The lessons for our current struggle with climate change are twofold. First, the world needs to stop debating whether there is enough scientific evidence about climate change and whether we’ve found the best technological solution before taking action. Further research may help refine some details, but it will not change the general consensus that continuing to burn fossil fuels will lead to a much warmer planet with dire environmental consequences. Meanwhile, as seen in the case of acid rain, technological breakthroughs and reduced economic costs are likely to come after governments signal that they will regulate greenhouse gases.

Second, it is time to put an end to the debates that have allowed governments and the public to avoid important and realistic conversations about how much environmental damage from climate change we’re willing to accept in order to continue our energy-intensive lifestyles. The ethical implications of allowing a certain degree of warming are serious, since its impact will be felt much more severely by poor countries with the least ability to cope. Rather, the world should start intertwining negotiations on reducing greenhouse gases with other diplomatic efforts on matters of national security and trade.  

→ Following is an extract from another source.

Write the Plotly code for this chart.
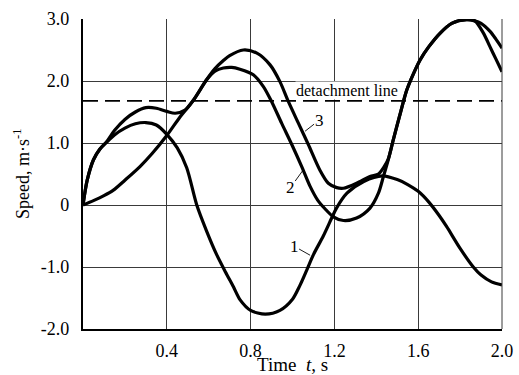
import plotly.graph_objects as go

# ---- data ----
t1 = [0, 0.02, 0.05, 0.08, 0.115, 0.15, 0.2, 0.25, 0.3, 0.35, 0.4, 0.45, 0.495, 0.543,
      0.59, 0.638, 0.68, 0.718, 0.75, 0.8, 0.87, 0.94, 1.0, 1.035, 1.068, 1.1, 1.147,
      1.187, 1.21, 1.26, 1.34, 1.43, 1.5, 1.55, 1.6, 1.65, 1.7, 1.736, 1.8, 1.863, 1.9,
      1.95, 2.0]
v1 = [0, 0.4, 0.73, 0.9, 1.02, 1.13, 1.24, 1.31, 1.33, 1.29, 1.14, 0.92, 0.6, 0.0,
      -0.42, -0.8, -1.08, -1.32, -1.53, -1.7, -1.76, -1.7, -1.52, -1.3, -1.05, -0.8, -0.5,
      -0.21, -0.05, 0.19, 0.38, 0.47, 0.41, 0.33, 0.22, 0.05, -0.17, -0.35, -0.7, -1.0, -1.13,
      -1.24, -1.29]

t2 = [0, 0.05, 0.1, 0.145, 0.2, 0.272, 0.33, 0.4, 0.463, 0.527, 0.59, 0.63, 0.67, 0.71,
      0.749, 0.813, 0.861, 0.9, 0.948, 0.996, 1.044, 1.084, 1.12, 1.155, 1.195, 1.243,
      1.306, 1.37, 1.41, 1.434, 1.457, 1.481, 1.51, 1.545, 1.575, 1.609, 1.65, 1.704,
      1.76, 1.83, 1.87, 1.91, 1.943, 1.97, 2.0]
v2 = [0, 0.07, 0.15, 0.24, 0.4, 0.62, 0.83, 1.12, 1.42, 1.69, 2.02, 2.16, 2.21, 2.22,
      2.19, 2.1, 1.91, 1.67, 1.32, 0.98, 0.62, 0.3, 0.08, -0.06, -0.19, -0.25,
      -0.21, -0.05, 0.19, 0.46, 0.73, 1.05, 1.42, 1.85, 2.1, 2.34, 2.55, 2.77,
      2.93, 2.99, 2.97, 2.78, 2.55, 2.36, 2.15]

t3 = [0, 0.02, 0.05, 0.08, 0.115, 0.15, 0.2, 0.25, 0.3, 0.35, 0.4, 0.44, 0.487, 0.527,
      0.56, 0.59, 0.63, 0.67, 0.7, 0.765, 0.83, 0.893, 0.94, 0.98, 1.028, 1.075, 1.131,
      1.171, 1.211, 1.243, 1.306, 1.37, 1.41, 1.434, 1.457, 1.481, 1.51, 1.545, 1.575,
      1.609, 1.65, 1.704, 1.76, 1.83, 1.87, 1.9, 1.943, 1.97, 2.0]
v3 = [0, 0.4, 0.73, 0.9, 1.03, 1.2, 1.38, 1.5, 1.57, 1.56, 1.51, 1.48, 1.53, 1.69,
      1.86, 2.02, 2.2, 2.33, 2.41, 2.5, 2.45, 2.26, 1.99, 1.67, 1.32, 0.98, 0.56,
      0.35, 0.28, 0.27, 0.35, 0.46, 0.5, 0.6, 0.74, 1.05, 1.42, 1.85, 2.1,
      2.34, 2.55, 2.77, 2.93, 2.99, 2.97, 2.93, 2.8, 2.68, 2.53]

detach_t = [0, 2.0]
detach_v = [1.68, 1.68]

x_ticks = [0.4, 0.8, 1.2, 1.6, 2.0]
x_ticktext = ["0.4", "0.8", "1.2", "1.6", "2.0"]
y_ticks = [-2, -1, 0, 1, 2, 3]
y_ticktext = ["-2.0", "-1.0", "0", "1.0", "2.0", "3.0"]

FONT = "Liberation Serif, Times New Roman, serif"

fig = go.Figure()
fig.add_trace(go.Scatter(x=detach_t, y=detach_v, mode="lines",
                         line=dict(color="black", width=1.8, dash="15px,7px"),
                         hoverinfo="skip"))
for tt, vv in [(t1, v1), (t2, v2), (t3, v3)]:
    fig.add_trace(go.Scatter(x=tt, y=vv, mode="lines",
                             line=dict(color="black", width=3.2, shape="spline", smoothing=0.8),
                             hoverinfo="skip"))

fig.update_layout(
    width=519, height=375,
    margin=dict(l=83, r=17, t=19, b=46, autoexpand=False),
    paper_bgcolor="white", plot_bgcolor="white",
    showlegend=False,
    font=dict(family=FONT, size=18, color="black"),
    xaxis=dict(range=[0, 2.0], tickvals=x_ticks, ticktext=x_ticktext,
               showgrid=True, gridcolor="#3a3a3a", gridwidth=1,
               showline=True, linecolor="black", linewidth=2.2,
               zeroline=False, ticks="", ticklabelstandoff=4, automargin=False,
               title=dict(text="")),
    yaxis=dict(range=[-2.0, 3.0], tickvals=y_ticks, ticktext=y_ticktext,
               showgrid=True, gridcolor="#3a3a3a", gridwidth=1,
               showline=True, linecolor="black", linewidth=2.2,
               zeroline=False, ticks="", ticklabelstandoff=8, automargin=False,
               title=dict(text="")),
)

# right border line (top border is the 3.0 grid line)
fig.add_shape(type="line", xref="paper", yref="paper", x0=1, x1=1, y0=0, y1=1,
              line=dict(color="#3a3a3a", width=1))

# axis titles
fig.add_annotation(xref="paper", yref="paper", x=0.5, y=0, yshift=-35,
                   xanchor="center", yanchor="middle",
                   text="Time  <i>t</i>, s", showarrow=False,
                   font=dict(family=FONT, size=19, color="black"))
fig.add_annotation(xref="paper", yref="paper", x=0, y=0.5, xshift=-62,
                   xanchor="center", yanchor="middle",
                   text="Speed, m·s<sup>-1</sup>", showarrow=False, textangle=-90,
                   font=dict(family=FONT, size=18, color="black"))

fig.add_annotation(x=1.26, y=1.84, text="detachment line", showarrow=False,
                   font=dict(family=FONT, size=16, color="black"),
                   bgcolor="white", borderpad=0)

for txt, ax_t, ax_v, dx, dy in [("3", 1.06, 1.19, 14, -11),
                                 ("2", 1.051, 0.565, -13, 18),
                                 ("1", 1.084, -0.81, -16, -9)]:
    fig.add_annotation(x=ax_t, y=ax_v, text=txt, showarrow=True, arrowhead=0,
                       arrowwidth=0.9, arrowcolor="black", ax=dx, ay=dy,
                       font=dict(family=FONT, size=17, color="black"), borderpad=0)

fig.write_html("out.html", config={"displayModeBar": False},
               post_script="document.body.style.margin='0';")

Specialists in economic development have long noted that efforts to reduce poverty around the world will be all the more difficult as global warming intensifies. Military analysts have also argued that climate change could have serious security implications by further destabilizing volatile regions in the Middle East and Africa. Unlike acid rain negotiations, which were part of larger talks about the Cold War and European integration, climate change diplomacy has been separated from other foreign policy objectives. If diplomats pay attention to these lessons from acid rain during the Paris talks this December and in the years to come, we will have a much greater chance of seeing substantive international action on climate change.